While those are the results of the game, and they should be correct, the basis is still up for plenty of debate. I'm definitely not completely satisfied with either the run values for contact for each branch, or the percentages derived for each. And it doesn't take into account things like pitch type, which I think is pretty important in this situation. You can sub in whatever numbers you feel are correct, but the basic construction of the game should still stand.
What's it like in the real world?
I was quite interested to see what pitchers did in 2008 in this situation, so I consulted the handy pitch fx database.
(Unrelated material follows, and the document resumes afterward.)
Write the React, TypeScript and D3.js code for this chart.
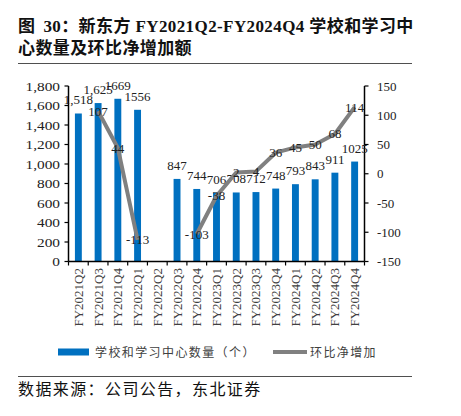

It's only a small sample of a couple hundred pitches (446 to be exact) in the 2 out, bases loaded, full count situation, but the results were quite interesting:
Pitches in zone: 278, or 63.3% Pitches out of zone: 168, or 37.7%.
Almost the exact same numbers in our game, except the zones are reversed.
Pitches swung at: 324, or 72.6% Pitches taken: 122, or 27.3%.
These number are much closer to the ones in our game than the pitchers are.
And to shed some light on the fact that batters can tell pitch location probably a lot better then I accounted for:
Pitches swung at in zone: 86.7% Pitches swung at out of zone: 49.4%
And here's the discipline chart:
Well I mean look at some of those balls out of the zone, pretty sure even I wouldn't have swung at those. To be fair, it would only because I'd already be in the fetal position in the batters box by the time the ball got to the plate.